New management expected to rescue Island Yacht Club

The Island Yacht Club's clubhouse. The IYC has 43 boats and 120 slips.  Island YACHT CLUB PHOTO

TORONTO — The Island Yacht Club (IYC) has a new lease on life.

On Feb. 5, members voted nearly unanimously to approve an agreement that will see the storied yacht club turn the management reins over to Blockhouse Bay Management Company.

The move will avert a looming bankruptcy, as the club struggled to pay ongoing expenses and meet mounting debt that now stands at $1.6 million, said IYC Commodore William Kassel.

“I’m thrilled everything is moving forward. I think it will be bigger and better than ever,” said Kassel, a member of the club since 1973.

Over the years, the IYC has lost members to other boating clubs. The club suffered a body blow in 2004 when a fire destroyed the clubhouse and members looked elsewhere for their boating needs. More than half the members left at the time.

Currently, the club has 43 boats but 120 slips, leading to a shortfall in funds to pay fixed costs, such as rent and taxes. 

“We would have been bankrupt and the club would not exist. We were getting really close to it,” Kassel said. “We were great boaters, but terrible managers.”

Blockhouse Bay was recently incorporated by the people who own the Toronto Island Marina, Bill Duron, Gary Lovas and Carl Lovas. Duron is CEO of the Royal Agricultural Winter Fair.

Duron and his partners have a proven track record in operating boating clubs, Kassel said. They turned around the fortunes of the Toronto Island Marina, which like the IYC had more slips than boats.
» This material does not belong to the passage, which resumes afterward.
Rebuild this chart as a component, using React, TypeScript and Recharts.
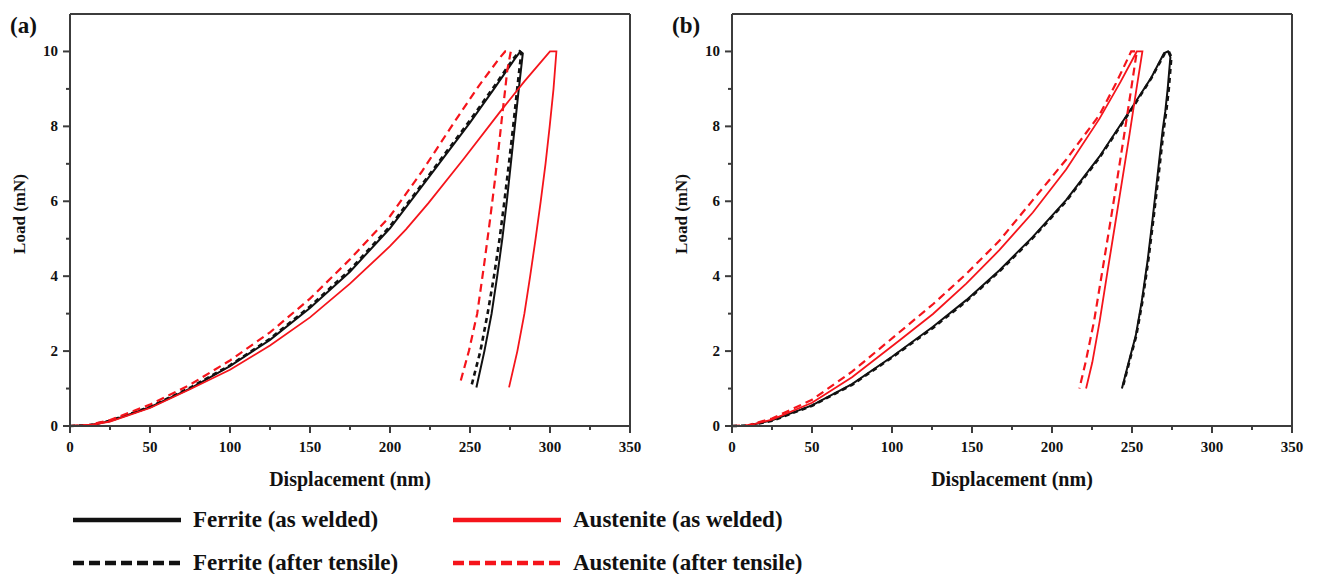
import { LineChart, Line, XAxis, YAxis, ReferenceLine, Label } from 'recharts';

type Pt = [number, number];

const SERIF = "'Liberation Serif', 'Times New Roman', Times, serif";
const AXIS_COLOR = '#3c3c3c';
const BLACK = '#111111';
const RED = '#f5141b';

// [displacement (nm), load (mN)] — loading branch, hold at 10 mN, then unloading branch

// (a)
const ferriteWeldedA: Pt[] = [
  [0, 0], [12, 0.02], [25, 0.13], [50, 0.5], [75, 1.0], [100, 1.6], [125, 2.3],
  [150, 3.15], [175, 4.12], [200, 5.28], [223, 6.57], [250, 8.1], [265, 9.0],
  [278, 9.8], [281.5, 10], [283, 9.95],
  [280.5, 9], [278, 8], [275.5, 7], [273, 6], [270.2, 5], [267, 4], [263.5, 3],
  [259, 2], [254, 1.03],
];
const ferriteTensileA: Pt[] = [
  [0, 0], [12, 0.02], [25, 0.14], [50, 0.51], [75, 1.02], [100, 1.62], [125, 2.33],
  [150, 3.19], [175, 4.17], [200, 5.33], [223, 6.62], [250, 8.16], [265, 9.06],
  [277, 9.8], [281, 10], [282, 9.95],
  [279.5, 9], [277, 8], [274.3, 7], [271.5, 6], [268.5, 5], [265, 4], [261, 3],
  [256.5, 2], [251, 1.09],
];
const austeniteWeldedA: Pt[] = [
  [0, 0], [12, 0.02], [25, 0.12], [50, 0.48], [75, 0.98], [100, 1.5], [125, 2.15],
  [150, 2.9], [175, 3.8], [200, 4.8], [210, 5.25], [224, 5.95], [246, 7.13],
  [269, 8.4], [284, 9.2], [300, 10], [304, 10],
  [302.2, 9], [299.8, 8], [297.2, 7], [294.2, 6], [291, 5], [287.6, 4], [284, 3],
  [279.6, 2], [274.4, 1.03],
];
const austeniteTensileA: Pt[] = [
  [0, 0], [12, 0.03], [25, 0.16], [50, 0.57], [75, 1.1], [100, 1.75], [125, 2.5],
  [150, 3.4], [175, 4.45], [200, 5.6], [220, 6.8], [240, 8.1], [255, 9.05],
  [268, 9.8], [272, 10], [275.5, 10],
  [273.3, 9.5], [271.5, 8.8], [269.8, 8.17], [267.6, 7.3], [265.6, 6.57], [262.5, 5.5],
  [258.8, 4.3], [254.5, 3], [249.3, 2], [243.5, 1.1],
];

// (b)
const ferriteWeldedB: Pt[] = [
  [0, 0], [10, 0.01], [25, 0.15], [50, 0.55], [75, 1.12], [100, 1.85], [125.6, 2.65],
  [146.4, 3.36], [167.2, 4.16], [188, 5.05], [208.8, 6.03], [229.6, 7.19], [250.4, 8.53],
  [262, 9.3], [270, 9.95], [272.5, 10], [274, 9.85],
  [272.3, 9], [270.8, 8.4], [269.2, 7.91], [266, 6.7], [262.8, 5.5], [259.8, 4.43],
  [256, 3.3], [252.3, 2.4], [248.3, 1.76], [243.7, 1.0],
];
const ferriteTensileB: Pt[] = [
  [0, 0], [10, 0.01], [25, 0.14], [50, 0.54], [75, 1.1], [100, 1.83], [125.6, 2.62],
  [146.4, 3.33], [167.2, 4.13], [188, 5.02], [208.8, 6.0], [229.6, 7.16], [250.4, 8.5],
  [262, 9.28], [270.5, 9.95], [273, 10], [274.6, 9.85],
  [273, 9], [271.4, 8.4], [269.8, 7.91], [266.6, 6.7], [263.3, 5.5], [260.2, 4.43],
  [256.4, 3.3], [252.6, 2.4], [248.6, 1.76], [244, 1.0],
];
const austeniteWeldedB: Pt[] = [
  [0, 0], [10, 0.01], [25, 0.17], [50, 0.62], [75, 1.3], [104.8, 2.29], [125.6, 2.99],
  [146.4, 3.8], [167.2, 4.7], [188, 5.7], [208.8, 6.85], [229.6, 8.2], [243, 9.2],
  [253, 10], [256.5, 10],
  [252.8, 9], [248.5, 7.8], [244, 6.6], [239.5, 5.4], [234.6, 4.1], [229.8, 2.8],
  [225.2, 1.7], [221.3, 1.0],
];
const austeniteTensileB: Pt[] = [
  [0, 0], [10, 0.02], [25, 0.2], [50, 0.7], [75, 1.45], [104.8, 2.51], [125.6, 3.25],
  [146.4, 4.06], [167.2, 4.95], [188, 6.03], [208.8, 7.11], [229.6, 8.3], [240, 9.15],
  [249.5, 10], [253, 10],
  [249.5, 9], [245.2, 7.8], [240.8, 6.6], [236.3, 5.4], [231.3, 4.1], [226.3, 2.8],
  [221, 1.7], [217.1, 1.0],
];

const xTicks = [0, 25, 50, 75, 100, 125, 150, 175, 200, 225, 250, 275, 300, 325, 350];
const yTicks = [0, 1, 2, 3, 4, 5, 6, 7, 8, 9, 10];

const legendItems = [
  { name: 'Ferrite (as welded)', color: BLACK, dashed: false },
  { name: 'Austenite (as welded)', color: RED, dashed: false },
  { name: 'Ferrite (after tensile)', color: BLACK, dashed: true },
  { name: 'Austenite (after tensile)', color: RED, dashed: true },
];

const toRows = (pts: Pt[]) => pts.map(([x, y]) => ({ x, y }));

function XTick({ x, y, payload }: any) {
  const major = payload.value % 50 === 0;
  return (
    <g>
      <line x1={x} x2={x} y1={y} y2={y + (major ? 7 : 4)} stroke={AXIS_COLOR} strokeWidth={2} />
      {major && (
        <text x={x} y={y + 26} textAnchor="middle" fontFamily={SERIF} fontWeight="bold" fontSize={15} fill="#111">
          {payload.value}
        </text>
      )}
    </g>
  );
}

function YTick({ x, y, payload }: any) {
  const major = payload.value % 2 === 0;
  return (
    <g>
      <line x1={x - (major ? 7 : 4)} x2={x} y1={y} y2={y} stroke={AXIS_COLOR} strokeWidth={2} />
      {major && (
        <text x={x - 12} y={y + 5} textAnchor="end" fontFamily={SERIF} fontWeight="bold" fontSize={15} fill="#111">
          {payload.value}
        </text>
      )}
    </g>
  );
}

function XTitle({ viewBox }: any) {
  const { x, y, width, height } = viewBox;
  return (
    <text x={x + width / 2} y={y + height + 20} textAnchor="middle" fontFamily={SERIF} fontWeight="bold" fontSize={20} fill="#111">
      Displacement (nm)
    </text>
  );
}

function YTitle({ viewBox }: any) {
  const { x, y, height } = viewBox;
  const cx = x + 11;
  const cy = y + height / 2 - 6;
  return (
    <text
      x={cx}
      y={cy}
      transform={`rotate(-90 ${cx} ${cy})`}
      textAnchor="middle"
      dominantBaseline="central"
      fontFamily={SERIF}
      fontWeight="bold"
      fontSize={17}
      fill="#111"
    >
      Load (mN)
    </text>
  );
}

interface PanelProps {
  tag: string;
  left: number;
  ferriteWelded: Pt[];
  ferriteTensile: Pt[];
  austeniteWelded: Pt[];
  austeniteTensile: Pt[];
}

function Panel({ tag, left, ferriteWelded, ferriteTensile, austeniteWelded, austeniteTensile }: PanelProps) {
  return (
    <div style={{ position: 'absolute', left, top: 0, width: 650, height: 500 }}>
      <div
        style={{
          position: 'absolute',
          left: 10,
          top: 14,
          fontFamily: SERIF,
          fontWeight: 'bold',
          fontSize: 23,
          lineHeight: '24px',
          color: '#111',
        }}
      >
        {tag}
      </div>
      <LineChart width={650} height={500} margin={{ top: 14, right: 20, left: 8, bottom: 34 }}>
        <XAxis
          dataKey="x"
          type="number"
          domain={[0, 350]}
          ticks={xTicks}
          interval={0}
          height={40}
          tickSize={0}
          tickMargin={0}
          tick={<XTick />}
          axisLine={{ stroke: AXIS_COLOR, strokeWidth: 2 }}
        >
          <Label content={<XTitle />} />
        </XAxis>
        <YAxis
          type="number"
          domain={[0, 11]}
          ticks={yTicks}
          interval={0}
          width={62}
          tickSize={0}
          tickMargin={0}
          tick={<YTick />}
          axisLine={{ stroke: AXIS_COLOR, strokeWidth: 2 }}
        >
          <Label content={<YTitle />} />
        </YAxis>
        <ReferenceLine y={11} stroke={AXIS_COLOR} strokeWidth={2} />
        <ReferenceLine x={350} stroke={AXIS_COLOR} strokeWidth={2} />
        <Line data={toRows(ferriteWelded)} dataKey="y" type="linear" stroke={BLACK} strokeWidth={2} dot={false} isAnimationActive={false} />
        <Line data={toRows(ferriteTensile)} dataKey="y" type="linear" stroke={BLACK} strokeWidth={2.6} strokeDasharray="5 4" dot={false} isAnimationActive={false} />
        <Line data={toRows(austeniteWelded)} dataKey="y" type="linear" stroke={RED} strokeWidth={1.8} dot={false} isAnimationActive={false} />
        <Line data={toRows(austeniteTensile)} dataKey="y" type="linear" stroke={RED} strokeWidth={2.2} strokeDasharray="8 5" dot={false} isAnimationActive={false} />
      </LineChart>
    </div>
  );
}

function LegendRow({ item, left, top }: { item: (typeof legendItems)[number]; left: number; top: number }) {
  return (
    <div style={{ position: 'absolute', left, top, height: 30, display: 'flex', alignItems: 'center' }}>
      <svg width={108} height={10} style={{ display: 'block' }}>
        <line
          x1={0}
          x2={108}
          y1={5}
          y2={5}
          stroke={item.color}
          strokeWidth={4.5}
          strokeDasharray={item.dashed ? '11 5' : undefined}
        />
      </svg>
      <span
        style={{
          marginLeft: 12,
          fontFamily: SERIF,
          fontWeight: 'bold',
          fontSize: 23,
          color: '#111',
          whiteSpace: 'nowrap',
        }}
      >
        {item.name}
      </span>
    </div>
  );
}

export default function App() {
  return (
    <div style={{ position: 'absolute', left: 0, top: 0, width: 1317, height: 574, background: '#fff', overflow: 'hidden' }}>
      <Panel
        tag="(a)"
        left={0}
        ferriteWelded={ferriteWeldedA}
        ferriteTensile={ferriteTensileA}
        austeniteWelded={austeniteWeldedA}
        austeniteTensile={austeniteTensileA}
      />
      <Panel
        tag="(b)"
        left={662}
        ferriteWelded={ferriteWeldedB}
        ferriteTensile={ferriteTensileB}
        austeniteWelded={austeniteWeldedB}
        austeniteTensile={austeniteTensileB}
      />
      <LegendRow item={legendItems[0]} left={73} top={505} />
      <LegendRow item={legendItems[1]} left={453} top={505} />
      <LegendRow item={legendItems[2]} left={73} top={548} />
      <LegendRow item={legendItems[3]} left={453} top={548} />
    </div>
  );
}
Today the Marina has a waiting list for its 330 slips.

Under terms of the new agreement, Blockhouse Bay will invest $1 million in the IYC. The IYC’s 43 boating members will each commit $5,000 to the club while the 12 social members will contribute $1,500 each.

Kassel expects Blockhouse will solicit new members immediately, likely from the Toronto Island Marina’s waiting list. Currently the IYC is the only club in Toronto’s inner harbour with available slips, he said.

Blockhouse will take over management of the clubhouse restaurant, as well as the docks, summer and winter storage and the tender service.

It will upgrade the existing fixed docks and turn them into floating docks, making them more convenient for members, and upgrade the electrical service.

Still to be determined are the new membership categories and fees. However, current members will experience lower membership fees this year as well as reduced tender charges. Docking fees are expected to rise by four per cent, Kassel said.

With a restructuring of debt, which has been approved by the club’s bank and debenture holders, approval by the City of Toronto, the club’s landlord, new management and an expected growth in membership, the IYC should return to financial viability, Kassel said.

“They’re going to restore us to the glory we had in the past,” he added. 

The IYC was founded in 1951 on Mugg’s Island for Jewish boaters who were excluded from gentile sailing clubs.

The club began with 15 to 20 members, and grew at one point to 350 members.

Prior to the fire, IYC boasted 110 boating members and 40 social members (based on family units), or about 300 to 400 people in all. In 2012, when the club celebrated its 60th anniversary “on the lake,” the club had 80 boating members and 25 social members.